Problem to solve:
Return the material word for word. Do not include pictures.
begin Information shown
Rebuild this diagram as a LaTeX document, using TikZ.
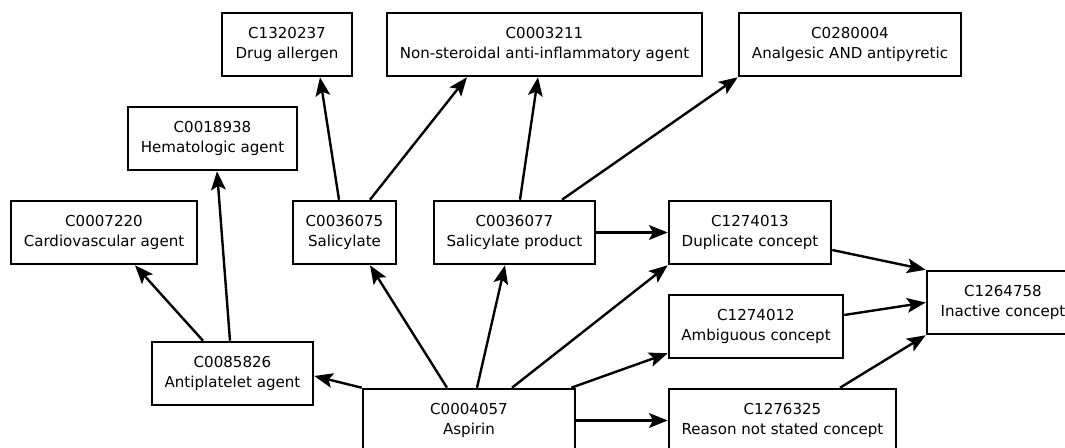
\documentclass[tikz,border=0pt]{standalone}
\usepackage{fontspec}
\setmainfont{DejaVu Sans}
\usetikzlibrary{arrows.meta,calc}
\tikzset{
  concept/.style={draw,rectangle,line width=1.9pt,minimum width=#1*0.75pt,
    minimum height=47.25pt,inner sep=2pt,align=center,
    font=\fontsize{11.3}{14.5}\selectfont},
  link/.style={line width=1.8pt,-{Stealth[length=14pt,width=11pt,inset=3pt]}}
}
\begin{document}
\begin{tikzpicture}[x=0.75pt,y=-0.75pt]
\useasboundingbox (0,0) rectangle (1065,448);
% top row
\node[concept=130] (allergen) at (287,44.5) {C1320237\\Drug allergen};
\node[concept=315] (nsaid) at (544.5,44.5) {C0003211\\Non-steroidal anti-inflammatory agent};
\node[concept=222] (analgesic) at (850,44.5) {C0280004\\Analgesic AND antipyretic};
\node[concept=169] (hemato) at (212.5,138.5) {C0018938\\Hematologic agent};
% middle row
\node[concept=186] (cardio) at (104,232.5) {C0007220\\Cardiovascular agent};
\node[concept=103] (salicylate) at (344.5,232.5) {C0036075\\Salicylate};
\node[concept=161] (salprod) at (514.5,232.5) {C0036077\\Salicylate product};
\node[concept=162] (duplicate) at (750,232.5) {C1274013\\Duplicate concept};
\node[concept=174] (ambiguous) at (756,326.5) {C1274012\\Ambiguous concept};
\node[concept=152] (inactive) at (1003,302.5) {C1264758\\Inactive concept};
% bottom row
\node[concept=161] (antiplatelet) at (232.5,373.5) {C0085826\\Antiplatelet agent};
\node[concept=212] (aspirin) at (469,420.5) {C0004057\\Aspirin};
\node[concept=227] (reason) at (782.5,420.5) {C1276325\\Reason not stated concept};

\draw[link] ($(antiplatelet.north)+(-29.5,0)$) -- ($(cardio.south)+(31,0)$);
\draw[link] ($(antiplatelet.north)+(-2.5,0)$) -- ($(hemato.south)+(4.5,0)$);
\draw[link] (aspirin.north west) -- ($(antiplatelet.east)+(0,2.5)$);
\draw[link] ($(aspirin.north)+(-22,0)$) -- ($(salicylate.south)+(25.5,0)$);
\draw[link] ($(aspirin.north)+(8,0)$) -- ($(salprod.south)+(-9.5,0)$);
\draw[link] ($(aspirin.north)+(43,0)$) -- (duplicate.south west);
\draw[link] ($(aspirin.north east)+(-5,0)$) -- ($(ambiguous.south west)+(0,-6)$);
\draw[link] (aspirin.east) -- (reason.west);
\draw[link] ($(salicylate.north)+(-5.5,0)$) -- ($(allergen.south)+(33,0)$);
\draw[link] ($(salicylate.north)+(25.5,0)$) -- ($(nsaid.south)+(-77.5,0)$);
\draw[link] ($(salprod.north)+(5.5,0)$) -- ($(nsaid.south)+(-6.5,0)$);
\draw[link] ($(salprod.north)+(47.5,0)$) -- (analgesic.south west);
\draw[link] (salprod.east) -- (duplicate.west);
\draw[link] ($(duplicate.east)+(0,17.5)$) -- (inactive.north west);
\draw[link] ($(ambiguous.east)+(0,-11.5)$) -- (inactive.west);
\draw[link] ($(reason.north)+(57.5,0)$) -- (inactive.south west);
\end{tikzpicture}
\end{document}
end Information shown
Exercise solution:
Rebuild this diagram as a LaTeX document, using TikZ.
\documentclass[tikz,border=0pt]{standalone}
\usepackage{fontspec}
\setmainfont{DejaVu Sans}
\usetikzlibrary{arrows.meta,calc}
\tikzset{
  concept/.style={draw,rectangle,line width=1.9pt,minimum width=#1*0.75pt,
    minimum height=47.25pt,inner sep=2pt,align=center,
    font=\fontsize{11.3}{14.5}\selectfont},
  link/.style={line width=1.8pt,-{Stealth[length=14pt,width=11pt,inset=3pt]}}
}
\begin{document}
\begin{tikzpicture}[x=0.75pt,y=-0.75pt]
\useasboundingbox (0,0) rectangle (1065,448);
% top row
\node[concept=130] (allergen) at (287,44.5) {C1320237\\Drug allergen};
\node[concept=315] (nsaid) at (544.5,44.5) {C0003211\\Non-steroidal anti-inflammatory agent};
\node[concept=222] (analgesic) at (850,44.5) {C0280004\\Analgesic AND antipyretic};
\node[concept=169] (hemato) at (212.5,138.5) {C0018938\\Hematologic agent};
% middle row
\node[concept=186] (cardio) at (104,232.5) {C0007220\\Cardiovascular agent};
\node[concept=103] (salicylate) at (344.5,232.5) {C0036075\\Salicylate};
\node[concept=161] (salprod) at (514.5,232.5) {C0036077\\Salicylate product};
\node[concept=162] (duplicate) at (750,232.5) {C1274013\\Duplicate concept};
\node[concept=174] (ambiguous) at (756,326.5) {C1274012\\Ambiguous concept};
\node[concept=152] (inactive) at (1003,302.5) {C1264758\\Inactive concept};
% bottom row
\node[concept=161] (antiplatelet) at (232.5,373.5) {C0085826\\Antiplatelet agent};
\node[concept=212] (aspirin) at (469,420.5) {C0004057\\Aspirin};
\node[concept=227] (reason) at (782.5,420.5) {C1276325\\Reason not stated concept};

\draw[link] ($(antiplatelet.north)+(-29.5,0)$) -- ($(cardio.south)+(31,0)$);
\draw[link] ($(antiplatelet.north)+(-2.5,0)$) -- ($(hemato.south)+(4.5,0)$);
\draw[link] (aspirin.north west) -- ($(antiplatelet.east)+(0,2.5)$);
\draw[link] ($(aspirin.north)+(-22,0)$) -- ($(salicylate.south)+(25.5,0)$);
\draw[link] ($(aspirin.north)+(8,0)$) -- ($(salprod.south)+(-9.5,0)$);
\draw[link] ($(aspirin.north)+(43,0)$) -- (duplicate.south west);
\draw[link] ($(aspirin.north east)+(-5,0)$) -- ($(ambiguous.south west)+(0,-6)$);
\draw[link] (aspirin.east) -- (reason.west);
\draw[link] ($(salicylate.north)+(-5.5,0)$) -- ($(allergen.south)+(33,0)$);
\draw[link] ($(salicylate.north)+(25.5,0)$) -- ($(nsaid.south)+(-77.5,0)$);
\draw[link] ($(salprod.north)+(5.5,0)$) -- ($(nsaid.south)+(-6.5,0)$);
\draw[link] ($(salprod.north)+(47.5,0)$) -- (analgesic.south west);
\draw[link] (salprod.east) -- (duplicate.west);
\draw[link] ($(duplicate.east)+(0,17.5)$) -- (inactive.north west);
\draw[link] ($(ambiguous.east)+(0,-11.5)$) -- (inactive.west);
\draw[link] ($(reason.north)+(57.5,0)$) -- (inactive.south west);
\end{tikzpicture}
\end{document}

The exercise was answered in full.